L’une est en train de devenir psychoéducatrice; l’autre orthophoniste; la troisième journaliste. Si elles étaient restées en France, elles n’auraient sans doute jamais franchi le pas. Mais l’expatriation à Montréal les a décidées. Comme Charlène, Hélène et Esther, nombreux sont celles et ceux pour qui l’expatriation est l’occasion de reprendre ses études. Un nouveau départ n’est certes pas toujours facile, mais il a été “super enrichissant” pour les trois jeunes femmes.
Que l’expatriation soit activement choisie, ou qu’elle survienne par exemple pour suivre un conjoint, elle créé une rupture qui permet de porter un regard neuf sur sa carrière, et ses envies.
Peu de temps après son arrivée au Québec, Charlène trouve un poste d’éducatrice dans des écoles spécialisées en déficience intellectuelle et trouble du spectre de l’autisme. « Là-bas, j’ai rencontré une psychoéducatrice. En parlant avec elle, j’ai compris que c’était ce que je voulais faire », raconte-t-elle. Mais elle craignait de se lancer dans de longues études. Elle décide alors de consulter une conseillère d’orientation à l’Université de Montréal (UdeM). « Elle m’a fait prendre conscience que j’avais encore de nombreuses années à travailler dans un métier que je n’aime pas d’ici ma retraite », confie-t-elle.

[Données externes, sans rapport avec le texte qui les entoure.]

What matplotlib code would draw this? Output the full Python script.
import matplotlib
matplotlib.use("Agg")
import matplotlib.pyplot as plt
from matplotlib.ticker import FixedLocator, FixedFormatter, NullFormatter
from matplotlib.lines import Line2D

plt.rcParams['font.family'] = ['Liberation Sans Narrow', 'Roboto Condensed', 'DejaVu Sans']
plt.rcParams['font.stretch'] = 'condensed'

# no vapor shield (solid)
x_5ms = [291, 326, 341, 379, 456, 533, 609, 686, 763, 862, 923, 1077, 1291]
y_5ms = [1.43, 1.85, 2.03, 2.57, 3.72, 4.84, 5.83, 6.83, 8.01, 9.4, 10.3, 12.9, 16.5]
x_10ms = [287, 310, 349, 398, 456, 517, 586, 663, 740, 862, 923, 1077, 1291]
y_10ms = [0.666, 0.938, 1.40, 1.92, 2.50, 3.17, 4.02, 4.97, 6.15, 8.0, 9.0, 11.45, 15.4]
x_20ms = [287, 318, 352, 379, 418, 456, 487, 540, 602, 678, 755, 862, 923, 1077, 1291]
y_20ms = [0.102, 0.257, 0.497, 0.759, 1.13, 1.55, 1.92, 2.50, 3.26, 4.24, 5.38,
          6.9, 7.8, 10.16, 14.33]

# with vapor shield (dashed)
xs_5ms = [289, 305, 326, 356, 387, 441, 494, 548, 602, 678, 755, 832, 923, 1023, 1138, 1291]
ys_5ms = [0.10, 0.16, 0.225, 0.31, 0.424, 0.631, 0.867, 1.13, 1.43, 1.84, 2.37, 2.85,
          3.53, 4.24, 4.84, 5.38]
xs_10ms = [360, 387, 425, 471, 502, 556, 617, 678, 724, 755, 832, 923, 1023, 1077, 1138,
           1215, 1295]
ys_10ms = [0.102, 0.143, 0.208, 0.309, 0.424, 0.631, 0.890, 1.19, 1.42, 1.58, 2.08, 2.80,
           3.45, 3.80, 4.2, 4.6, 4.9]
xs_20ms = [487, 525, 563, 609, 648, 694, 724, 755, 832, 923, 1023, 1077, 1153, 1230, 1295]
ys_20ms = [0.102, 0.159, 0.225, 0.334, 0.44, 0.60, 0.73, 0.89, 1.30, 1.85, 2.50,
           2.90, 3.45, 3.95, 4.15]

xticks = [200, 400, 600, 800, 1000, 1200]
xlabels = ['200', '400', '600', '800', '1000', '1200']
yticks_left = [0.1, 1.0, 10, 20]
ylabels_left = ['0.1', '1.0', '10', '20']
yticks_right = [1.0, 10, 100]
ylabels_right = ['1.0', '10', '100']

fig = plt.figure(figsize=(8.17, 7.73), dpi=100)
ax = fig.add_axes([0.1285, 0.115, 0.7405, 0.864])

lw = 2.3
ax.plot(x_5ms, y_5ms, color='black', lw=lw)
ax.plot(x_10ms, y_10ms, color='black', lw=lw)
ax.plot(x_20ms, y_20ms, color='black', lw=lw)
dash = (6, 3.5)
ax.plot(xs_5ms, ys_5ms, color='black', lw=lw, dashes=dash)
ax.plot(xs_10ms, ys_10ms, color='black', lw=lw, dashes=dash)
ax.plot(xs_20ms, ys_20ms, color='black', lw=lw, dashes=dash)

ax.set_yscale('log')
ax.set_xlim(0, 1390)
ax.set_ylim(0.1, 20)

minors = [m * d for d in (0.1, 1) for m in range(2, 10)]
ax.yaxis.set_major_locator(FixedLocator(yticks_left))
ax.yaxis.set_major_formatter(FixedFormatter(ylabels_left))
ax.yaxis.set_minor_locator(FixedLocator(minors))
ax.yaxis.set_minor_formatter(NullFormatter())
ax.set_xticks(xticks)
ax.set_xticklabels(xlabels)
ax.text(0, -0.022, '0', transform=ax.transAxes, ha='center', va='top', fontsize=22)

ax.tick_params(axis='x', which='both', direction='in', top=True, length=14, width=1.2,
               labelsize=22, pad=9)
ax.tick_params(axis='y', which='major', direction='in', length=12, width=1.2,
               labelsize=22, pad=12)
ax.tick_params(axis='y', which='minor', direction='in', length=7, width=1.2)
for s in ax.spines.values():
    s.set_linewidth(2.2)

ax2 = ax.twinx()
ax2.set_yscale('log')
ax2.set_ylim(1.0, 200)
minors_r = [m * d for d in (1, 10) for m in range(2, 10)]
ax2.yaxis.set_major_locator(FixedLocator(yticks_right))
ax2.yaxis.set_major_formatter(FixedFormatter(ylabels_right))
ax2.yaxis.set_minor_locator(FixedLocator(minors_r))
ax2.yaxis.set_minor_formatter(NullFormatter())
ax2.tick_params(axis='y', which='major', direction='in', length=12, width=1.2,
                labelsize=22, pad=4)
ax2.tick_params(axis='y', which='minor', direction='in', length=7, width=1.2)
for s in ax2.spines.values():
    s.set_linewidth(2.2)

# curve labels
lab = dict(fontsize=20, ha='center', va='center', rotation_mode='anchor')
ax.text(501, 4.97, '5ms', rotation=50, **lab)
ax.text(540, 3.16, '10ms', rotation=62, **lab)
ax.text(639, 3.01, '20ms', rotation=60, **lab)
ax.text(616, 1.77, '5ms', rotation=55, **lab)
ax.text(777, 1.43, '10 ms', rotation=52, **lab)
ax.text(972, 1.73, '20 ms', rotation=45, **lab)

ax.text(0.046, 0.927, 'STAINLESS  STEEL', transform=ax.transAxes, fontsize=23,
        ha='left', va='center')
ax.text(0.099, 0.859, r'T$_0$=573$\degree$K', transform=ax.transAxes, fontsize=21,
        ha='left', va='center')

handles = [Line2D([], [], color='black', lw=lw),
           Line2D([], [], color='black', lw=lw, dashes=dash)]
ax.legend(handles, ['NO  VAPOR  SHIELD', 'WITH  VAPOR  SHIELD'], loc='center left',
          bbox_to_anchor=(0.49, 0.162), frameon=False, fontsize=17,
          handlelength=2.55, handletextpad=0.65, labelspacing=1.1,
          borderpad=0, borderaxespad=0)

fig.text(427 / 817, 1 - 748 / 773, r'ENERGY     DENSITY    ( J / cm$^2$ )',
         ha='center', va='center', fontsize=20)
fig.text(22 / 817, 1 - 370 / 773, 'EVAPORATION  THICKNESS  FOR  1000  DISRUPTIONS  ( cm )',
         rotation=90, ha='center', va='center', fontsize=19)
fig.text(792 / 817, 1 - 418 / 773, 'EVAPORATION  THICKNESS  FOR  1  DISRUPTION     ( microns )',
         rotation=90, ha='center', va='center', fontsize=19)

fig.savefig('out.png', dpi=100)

Hélène était elle professeure de Sciences Economiques et Sociales. Arrivée à Montréal, elle découvre que cette matière n’existe pas ici dans le secondaire; les postes dans les Cégeps sont par ailleurs très limités. Elle renoue alors avec un vieux projet: en France, elle avait envisageait d’étudier l’orthophonie, mais à l’époque, les programmes étaient très sélectifs. « Ici, pour rentrer à la maîtrise en orthophonie, tu peux avoir n’importe quelle bac (licence) », explique-t-elle.
Pour Esther, c’est la possibilité de reprendre des études tout en travaillant qui a été un déclencheur. Educatrice spécialisée depuis 2009, elle s’est inscrite en septembre dernier au certificat en journalisme de l’Université de Montréal (UdeM) à temps partiel. Cette formation courte de trente crédits (environ dix cours) est dispensée en cours du soir à la Faculté de l’éducation permanente. « Le journalisme a toujours été dans un coin de ma tête, j’ai toujours voulu comprendre et participer au monde », explique-t-elle.
Même si les possibilités permettent de se former de manière flexible, le coût d’une reprise d’études est à considérer. Une variable qui dépend notamment de son statut dans la province.
« Si je n’avais pas eu le soutien de mes parents, je ne l’aurais pas fait », confie Charlène pour qui la première année de baccalauréat à temps plein a coûté environ 4000 $ par session (semestre). Ce montant a diminué tout de même de moitié lorsqu’elle est devenue résidente permanente. Ce nouveau statut lui donne aussi droit aux « prêts et bourses ». Même si elle continue à travailler comme éducatrice en parallèle, ce coup de pouce est non négligeable pour elle.
Même si Esther bénéficie de tarifs avantageux comme résidente permanente du Québec, c’est notamment grâce à ses économies qu’elle a pu aborder son retour sur les bancs de l’université.
C’est également avec ses économies mais aussi grâce à l’aide de sa grand-mère qu’Hélène finance sa formation qu’elle a tout de même estimé à 15 000 $ (en permis d’études). A ce montant, elle inclut le prix des cours de préparation à la maîtrise (propédeutiques) qu’elle suit actuellement. Pour réaliser ce projet, elle a aussi contracté un prêt étudiant en France et compte travailler à temps partiel pendant le reste de ses études.
Pour les trois jeunes femmes, reprendre des études n’est pas toujours tout rose et elles doivent faire attention à ne pas brûler la mèche par les deux bouts. Hélène confie d’ailleurs que même si c’est très enrichissant, cela demande un certain courage.
Esther admet que malgré l’aspect pratique des cours du soir, il est parfois difficile de maintenir son attention après une journée de travail. Même elle avait anticipé ce retour financièrement, elle ne se souvient pas s’être imaginé que ce serait aussi prenant.
Pour des raisons financières, Charlène a dû prendre un deuxième travail de serveuse le soir et le week-end. « Avec la fatigue, j’ai un peu négligé les cours et je n’arrivais plus à m’organiser, j’étais épuisée », avoue celle qui termine son baccalauréat en avril et débute sa maîtrise en septembre. Mais même si cela lui demande beaucoup de sacrifices et de remises en question, elle considère que ça fait partie du chemin pour atteindre ses objectifs. Elle affirme d’ailleurs ne pas regretter son choix.